7.2    Nu de raad een maatregel oplegt, zal de raad verweerster daarnaast op grond van artikel 48ac lid 1 Advocatenwet veroordelen in de volgende proceskosten:

a) € 50,- reiskosten van klaagster,

b) € 750,- kosten van de Nederlandse Orde van Advocaten en

c) € 500,- kosten van de Staat.

7.3    Verweerster moet het bedrag van € 50,- aan reiskosten binnen vier weken nadat deze beslissing onherroepelijk is geworden, betalen aan klaagster.
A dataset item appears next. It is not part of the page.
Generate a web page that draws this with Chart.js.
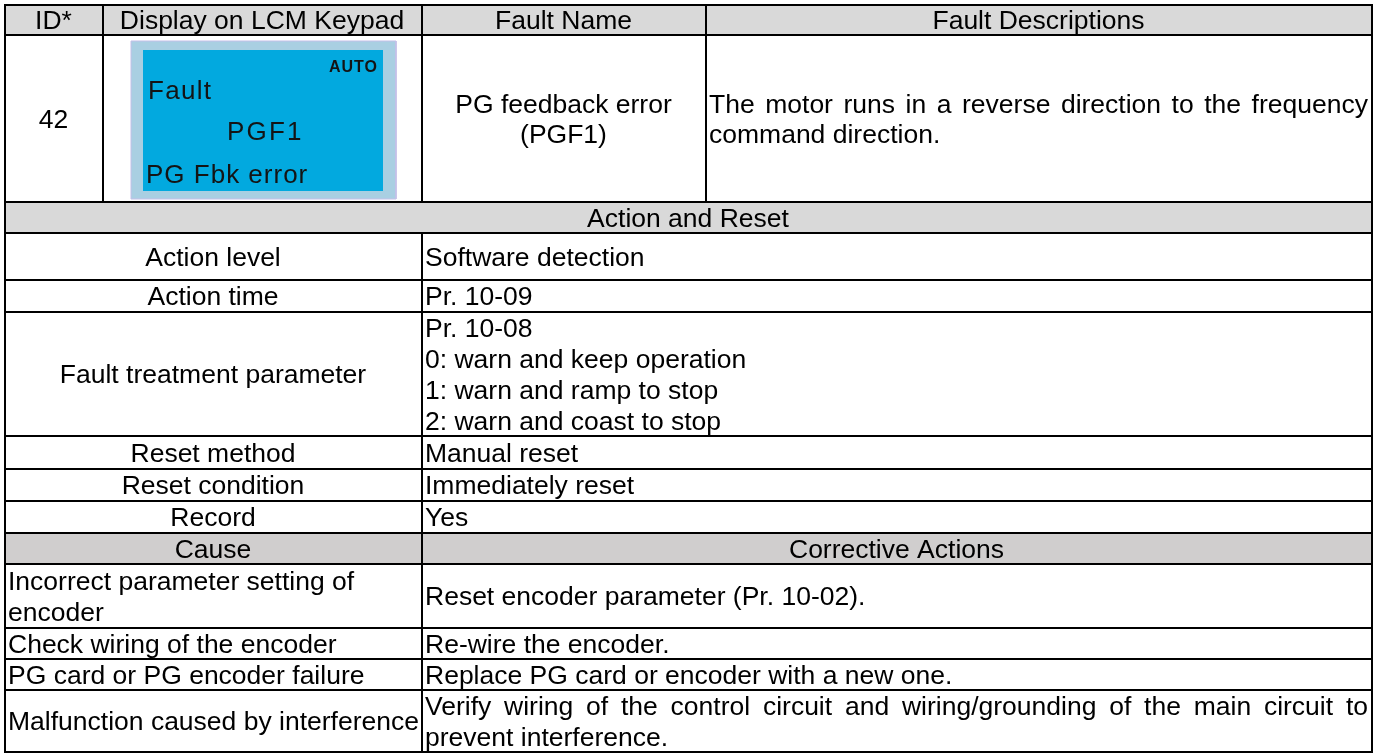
<!DOCTYPE html>
<html>
<head>
<meta charset="utf-8">
<script src="https://cdn.jsdelivr.net/npm/chart.js@4.4.1/dist/chart.umd.min.js"></script>
<style>
  html, body { margin: 0; padding: 0; background: #ffffff; }
  #wrap { width: 1384px; height: 756px; position: relative; }
</style>
</head>
<body>
<div id="wrap"><canvas id="c"></canvas></div>
<script>
// ---------------- DATA (table content) ----------------
const headerLabels = ["ID*", "Display on LCM Keypad", "Fault Name", "Fault Descriptions"];
const faultId = "42";
const lcmAutoLabel = "AUTO";
const lcmLines = ["Fault", "PGF1", "PG Fbk error"];
const faultName = ["PG feedback error", "(PGF1)"];
const faultDescription = ["The motor runs in a reverse direction to the frequency", "command direction."];
const sectionTitle = "Action and Reset";
const actionItems = ["Action level", "Action time", "Fault treatment parameter", "Reset method", "Reset condition", "Record"];
const actionValues = [
  ["Software detection"],
  ["Pr. 10-09"],
  ["Pr. 10-08", "0: warn and keep operation", "1: warn and ramp to stop", "2: warn and coast to stop"],
  ["Manual reset"],
  ["Immediately reset"],
  ["Yes"]
];
const causeHeaders = ["Cause", "Corrective Actions"];
const causes = [
  ["Incorrect parameter setting of", "encoder"],
  ["Check wiring of the encoder"],
  ["PG card or PG encoder failure"],
  ["Malfunction caused by interference"]
];
const correctiveActions = [
  ["Reset encoder parameter (Pr. 10-02)."],
  ["Re-wire the encoder."],
  ["Replace PG card or encoder with a new one."],
  ["Verify wiring of the control circuit and wiring/grounding of the main circuit to", "prevent interference."]
];

// ---------------- LAYOUT (positions in scale units) ----------------
const colEdges = [5, 103, 422, 706, 1372];          // table column boundaries
const rowEdges = [5, 35, 202, 233, 280, 312, 436, 469, 501, 533, 564, 628, 659, 690, 752];
const lcmOuter = { x0: 131, x1: 396, y0: 41, y1: 199 };
const lcmInner = { x0: 143, x1: 383, y0: 50, y1: 191 };
const lcmText = [
  { x: 148, y: 99, align: "left", spacing: 1.3 },
  { x: 227, y: 140, align: "left", spacing: 2.2 },
  { x: 146, y: 183, align: "left", spacing: 1.0 }
];
const lcmAutoPos = { x: 378, y: 71.5 };

// ---------------- STYLE ----------------
const FONT_FAMILY = '"Liberation Sans", Arial, sans-serif';
const FONT_SIZE = 26.5;
const LINE_H = 30.8;
const CAP_H = FONT_SIZE * 0.716;
const PAD = 3;
const GRID = "#000000";
const HEAD_FILL = "#d9d9d9";
const CAUSE_FILL = "#d0cece";

// ---------------- BUILD DATASETS ----------------
const L = colEdges[0], R = colEdges[colEdges.length - 1];
const T = rowEdges[0], B = rowEdges[rowEdges.length - 1];
const datasets = [];

function segment(x0, y0, x1, y1, color, width) {
  datasets.push({
    type: "line", data: [{ x: x0, y: y0 }, { x: x1, y: y1 }],
    borderColor: color, borderWidth: width, borderCapStyle: "square",
    pointRadius: 0, fill: false, tension: 0, order: 0
  });
}
function rect(r, color, order) {
  datasets.push({
    type: "line", data: [{ x: r.x0, y: r.y0 }, { x: r.x1, y: r.y0 }],
    borderWidth: 0, borderColor: "rgba(0,0,0,0)", backgroundColor: color,
    pointRadius: 0, fill: { value: r.y1 }, tension: 0, order: order
  });
}
// gray fills
rect({ x0: L, x1: R, y0: rowEdges[0], y1: rowEdges[1] }, HEAD_FILL, 5);
rect({ x0: L, x1: R, y0: rowEdges[2], y1: rowEdges[3] }, HEAD_FILL, 5);
rect({ x0: L, x1: R, y0: rowEdges[9], y1: rowEdges[10] }, CAUSE_FILL, 5);
// LCM panel
rect(lcmOuter, "#a9cfe2", 4);
datasets.push({
  type: "line",
  data: [{ x: lcmOuter.x0, y: lcmOuter.y0 }, { x: lcmOuter.x1, y: lcmOuter.y0 }, { x: lcmOuter.x1, y: lcmOuter.y1 },
         { x: lcmOuter.x0, y: lcmOuter.y1 }, { x: lcmOuter.x0, y: lcmOuter.y0 }],
  borderColor: "#c4bfe8", borderWidth: 1, pointRadius: 0, fill: false, tension: 0, order: 3
});
rect(lcmInner, "#02a9df", 2);

// horizontal rules
rowEdges.forEach(yv => segment(L, yv, R, yv, GRID, 2));
// vertical rules
segment(L, T, L, B, GRID, 2);
segment(R, T, R, B, GRID, 2);
segment(colEdges[1], rowEdges[0], colEdges[1], rowEdges[2], GRID, 2);
segment(colEdges[2], rowEdges[0], colEdges[2], rowEdges[2], GRID, 2);
segment(colEdges[2], rowEdges[3], colEdges[2], B, GRID, 2);
segment(colEdges[3], rowEdges[0], colEdges[3], rowEdges[2], GRID, 2);

// ---------------- TEXT CELLS ----------------
const cells = [];
function cell(lines, x0, x1, y0, y1, align) { cells.push({ lines, x0, x1, y0, y1, align }); }
headerLabels.forEach((h, i) => cell([h], colEdges[i], colEdges[i + 1], rowEdges[0], rowEdges[1], "center"));
cell([faultId], colEdges[0], colEdges[1], rowEdges[1], rowEdges[2], "center");
cell(faultName, colEdges[2], colEdges[3], rowEdges[1], rowEdges[2], "center");
cell(faultDescription, colEdges[3], colEdges[4], rowEdges[1], rowEdges[2], "justify");
cell([sectionTitle], L, R, rowEdges[2], rowEdges[3], "center");
actionItems.forEach((a, i) => {
  cell([a], L, colEdges[2], rowEdges[3 + i], rowEdges[4 + i], "center");
  cell(actionValues[i], colEdges[2], R, rowEdges[3 + i], rowEdges[4 + i], "left");
});
cell([causeHeaders[0]], L, colEdges[2], rowEdges[9], rowEdges[10], "center");
cell([causeHeaders[1]], colEdges[2], R, rowEdges[9], rowEdges[10], "center");
causes.forEach((c, i) => {
  cell(c, L, colEdges[2], rowEdges[10 + i], rowEdges[11 + i], "left");
  cell(correctiveActions[i], colEdges[2], R, rowEdges[10 + i], rowEdges[11 + i], "justify");
});

const textPlugin = {
  id: "tableText",
  afterDatasetsDraw(chart) {
    const ctx = chart.ctx;
    const sx = chart.scales.x, sy = chart.scales.y;
    ctx.save();
    ctx.fillStyle = "#000000";
    ctx.textBaseline = "alphabetic";
    ctx.font = FONT_SIZE + "px " + FONT_FAMILY;
    cells.forEach(c => {
      const n = c.lines.length;
      const cy = (c.y0 + c.y1) / 2;
      c.lines.forEach((line, i) => {
        const by = sy.getPixelForValue(cy + (i - (n - 1) / 2) * LINE_H + CAP_H / 2);
        const px0 = sx.getPixelForValue(c.x0) + PAD, px1 = sx.getPixelForValue(c.x1) - PAD - 1;
        if (c.align === "center") {
          ctx.textAlign = "center";
          ctx.fillText(line, (px0 + px1) / 2, by);
        } else if (c.align === "justify" && i < n - 1) {
          const words = line.split(" ");
          const total = words.reduce((s, w) => s + ctx.measureText(w).width, 0);
          const gap = (px1 - px0 - total) / (words.length - 1);
          ctx.textAlign = "left";
          let xx = px0;
          words.forEach(w => { ctx.fillText(w, xx, by); xx += ctx.measureText(w).width + gap; });
        } else {
          ctx.textAlign = "left";
          ctx.fillText(line, px0, by);
        }
      });
    });
    // LCM display text
    ctx.fillStyle = "#141414";
    ctx.textAlign = "left";
    ctx.font = "26px " + FONT_FAMILY;
    lcmLines.forEach((t, i) => {
      const p = lcmText[i];
      ctx.letterSpacing = p.spacing + "px";
      ctx.fillText(t, sx.getPixelForValue(p.x), sy.getPixelForValue(p.y));
    });
    ctx.font = "bold 16px " + FONT_FAMILY;
    ctx.letterSpacing = "1px";
    ctx.textAlign = "right";
    ctx.fillText(lcmAutoLabel, sx.getPixelForValue(lcmAutoPos.x), sy.getPixelForValue(lcmAutoPos.y));
    ctx.letterSpacing = "0px";
    ctx.restore();
  }
};

new Chart(document.getElementById("c"), {
  type: "scatter",
  data: { datasets },
  options: {
    responsive: true, maintainAspectRatio: false, animation: false,
    layout: { padding: 0 },
    plugins: { legend: { display: false }, tooltip: { enabled: false } },
    events: [],
    scales: {
      x: { type: "linear", min: 0, max: 1384, display: false },
      y: { type: "linear", min: 0, max: 756, reverse: true, display: false }
    },
    elements: { line: { tension: 0 } },
    showLine: true
  },
  plugins: [textPlugin]
});
</script>
</body>
</html>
Klaagster geeft binnen twee weken na de datum van deze beslissing haar rekeningnummer schriftelijk aan verweerster door.

7.4    Verweerster moet het bedrag van € 1.250,- (het totaal van de in 7.2 onder b en c genoemde kosten) binnen vier weken nadat deze beslissing onherroepelijk is geworden, overmaken naar rekeningnummer lBAN: NL85 lNGB 0000 079000, BIC: INGBNL2A, Nederlandse Orde van Advocaten, Den Haag, onder vermelding van “kostenveroordeling raad van discipline" en het zaaknummer.

BESLISSING

De raad van discipline:

-    verklaart de klacht gegrond voor zover verweerster klaagsters zaak onvoldoende voortvarend heeft behandeld;

-    verklaart de klacht voor het overige ongegrond;

-    legt aan verweerster de maatregel van waarschuwing op;

-    veroordeelt verweerster tot betaling van het griffierecht van € 50,- aan klaagster;

-    veroordeelt verweerster tot betaling van de reiskosten van € 50,- aan klaagster, op de manier en binnen de termijn als hiervóór bepaald in 7.3;

-    veroordeelt verweerster tot betaling van de proceskosten van € 1.250,- aan de Nederlandse Orde van Advocaten, op de manier en binnen de termijn als hiervóór bepaald in 7.4.

Aldus beslist door mr. P.H. Brandts, voorzitter, mrs. L.R.G.M. Spronken en N.M. Lindhout-Schot, leden, bijgestaan door mr. T.H.G. Huber – van de Langenberg als griffier en uitgesproken in het openbaar op 12 oktober 2020.